• _What to do_
Would you quote the material below in full and unchanged?

++++

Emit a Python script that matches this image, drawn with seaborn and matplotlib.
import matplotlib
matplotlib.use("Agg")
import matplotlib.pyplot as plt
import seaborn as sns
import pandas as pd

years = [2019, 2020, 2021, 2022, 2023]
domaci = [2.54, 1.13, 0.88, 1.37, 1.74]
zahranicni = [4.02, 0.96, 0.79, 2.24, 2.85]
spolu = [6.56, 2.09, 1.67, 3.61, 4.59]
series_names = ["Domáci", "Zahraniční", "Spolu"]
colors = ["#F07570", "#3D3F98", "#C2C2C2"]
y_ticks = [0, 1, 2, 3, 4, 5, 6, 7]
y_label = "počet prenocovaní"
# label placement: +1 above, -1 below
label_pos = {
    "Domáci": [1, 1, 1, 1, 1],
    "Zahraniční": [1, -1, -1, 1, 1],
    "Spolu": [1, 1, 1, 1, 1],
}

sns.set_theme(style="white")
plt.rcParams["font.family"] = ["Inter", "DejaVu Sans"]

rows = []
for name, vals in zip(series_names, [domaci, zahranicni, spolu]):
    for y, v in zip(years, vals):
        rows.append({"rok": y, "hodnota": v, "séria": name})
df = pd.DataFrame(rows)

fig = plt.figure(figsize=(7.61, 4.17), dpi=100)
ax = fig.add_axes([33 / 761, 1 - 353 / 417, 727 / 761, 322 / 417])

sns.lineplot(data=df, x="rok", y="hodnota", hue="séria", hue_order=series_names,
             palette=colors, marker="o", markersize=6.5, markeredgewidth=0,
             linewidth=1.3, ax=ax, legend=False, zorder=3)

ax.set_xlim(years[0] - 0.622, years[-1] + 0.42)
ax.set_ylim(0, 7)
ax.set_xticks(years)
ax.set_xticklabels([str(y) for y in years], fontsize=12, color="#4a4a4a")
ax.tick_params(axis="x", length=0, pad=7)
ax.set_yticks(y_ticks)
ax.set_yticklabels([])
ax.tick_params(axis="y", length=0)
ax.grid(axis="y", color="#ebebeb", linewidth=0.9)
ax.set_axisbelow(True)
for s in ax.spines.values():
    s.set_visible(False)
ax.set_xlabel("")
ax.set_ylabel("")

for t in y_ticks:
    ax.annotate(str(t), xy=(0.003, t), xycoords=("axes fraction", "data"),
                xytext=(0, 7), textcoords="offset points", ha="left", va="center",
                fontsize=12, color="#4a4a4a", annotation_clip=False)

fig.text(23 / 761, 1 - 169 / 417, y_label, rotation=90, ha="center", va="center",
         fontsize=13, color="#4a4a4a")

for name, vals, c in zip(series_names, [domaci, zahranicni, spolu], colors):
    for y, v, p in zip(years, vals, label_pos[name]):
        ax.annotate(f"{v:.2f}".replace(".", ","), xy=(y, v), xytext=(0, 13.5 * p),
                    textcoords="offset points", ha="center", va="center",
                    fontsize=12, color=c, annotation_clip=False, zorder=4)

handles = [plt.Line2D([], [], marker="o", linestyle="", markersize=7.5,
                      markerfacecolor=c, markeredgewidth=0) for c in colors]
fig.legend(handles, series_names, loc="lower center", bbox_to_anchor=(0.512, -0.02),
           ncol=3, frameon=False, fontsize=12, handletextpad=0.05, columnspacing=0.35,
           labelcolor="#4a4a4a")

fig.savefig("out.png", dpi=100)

++++

• _Solution for this task_
Emit a Python script that matches this image, drawn with seaborn and matplotlib.
import matplotlib
matplotlib.use("Agg")
import matplotlib.pyplot as plt
import seaborn as sns
import pandas as pd

years = [2019, 2020, 2021, 2022, 2023]
domaci = [2.54, 1.13, 0.88, 1.37, 1.74]
zahranicni = [4.02, 0.96, 0.79, 2.24, 2.85]
spolu = [6.56, 2.09, 1.67, 3.61, 4.59]
series_names = ["Domáci", "Zahraniční", "Spolu"]
colors = ["#F07570", "#3D3F98", "#C2C2C2"]
y_ticks = [0, 1, 2, 3, 4, 5, 6, 7]
y_label = "počet prenocovaní"
# label placement: +1 above, -1 below
label_pos = {
    "Domáci": [1, 1, 1, 1, 1],
    "Zahraniční": [1, -1, -1, 1, 1],
    "Spolu": [1, 1, 1, 1, 1],
}

sns.set_theme(style="white")
plt.rcParams["font.family"] = ["Inter", "DejaVu Sans"]

rows = []
for name, vals in zip(series_names, [domaci, zahranicni, spolu]):
    for y, v in zip(years, vals):
        rows.append({"rok": y, "hodnota": v, "séria": name})
df = pd.DataFrame(rows)

fig = plt.figure(figsize=(7.61, 4.17), dpi=100)
ax = fig.add_axes([33 / 761, 1 - 353 / 417, 727 / 761, 322 / 417])

sns.lineplot(data=df, x="rok", y="hodnota", hue="séria", hue_order=series_names,
             palette=colors, marker="o", markersize=6.5, markeredgewidth=0,
             linewidth=1.3, ax=ax, legend=False, zorder=3)

ax.set_xlim(years[0] - 0.622, years[-1] + 0.42)
ax.set_ylim(0, 7)
ax.set_xticks(years)
ax.set_xticklabels([str(y) for y in years], fontsize=12, color="#4a4a4a")
ax.tick_params(axis="x", length=0, pad=7)
ax.set_yticks(y_ticks)
ax.set_yticklabels([])
ax.tick_params(axis="y", length=0)
ax.grid(axis="y", color="#ebebeb", linewidth=0.9)
ax.set_axisbelow(True)
for s in ax.spines.values():
    s.set_visible(False)
ax.set_xlabel("")
ax.set_ylabel("")

for t in y_ticks:
    ax.annotate(str(t), xy=(0.003, t), xycoords=("axes fraction", "data"),
                xytext=(0, 7), textcoords="offset points", ha="left", va="center",
                fontsize=12, color="#4a4a4a", annotation_clip=False)

fig.text(23 / 761, 1 - 169 / 417, y_label, rotation=90, ha="center", va="center",
         fontsize=13, color="#4a4a4a")

for name, vals, c in zip(series_names, [domaci, zahranicni, spolu], colors):
    for y, v, p in zip(years, vals, label_pos[name]):
        ax.annotate(f"{v:.2f}".replace(".", ","), xy=(y, v), xytext=(0, 13.5 * p),
                    textcoords="offset points", ha="center", va="center",
                    fontsize=12, color=c, annotation_clip=False, zorder=4)

handles = [plt.Line2D([], [], marker="o", linestyle="", markersize=7.5,
                      markerfacecolor=c, markeredgewidth=0) for c in colors]
fig.legend(handles, series_names, loc="lower center", bbox_to_anchor=(0.512, -0.02),
           ncol=3, frameon=False, fontsize=12, handletextpad=0.05, columnspacing=0.35,
           labelcolor="#4a4a4a")

fig.savefig("out.png", dpi=100)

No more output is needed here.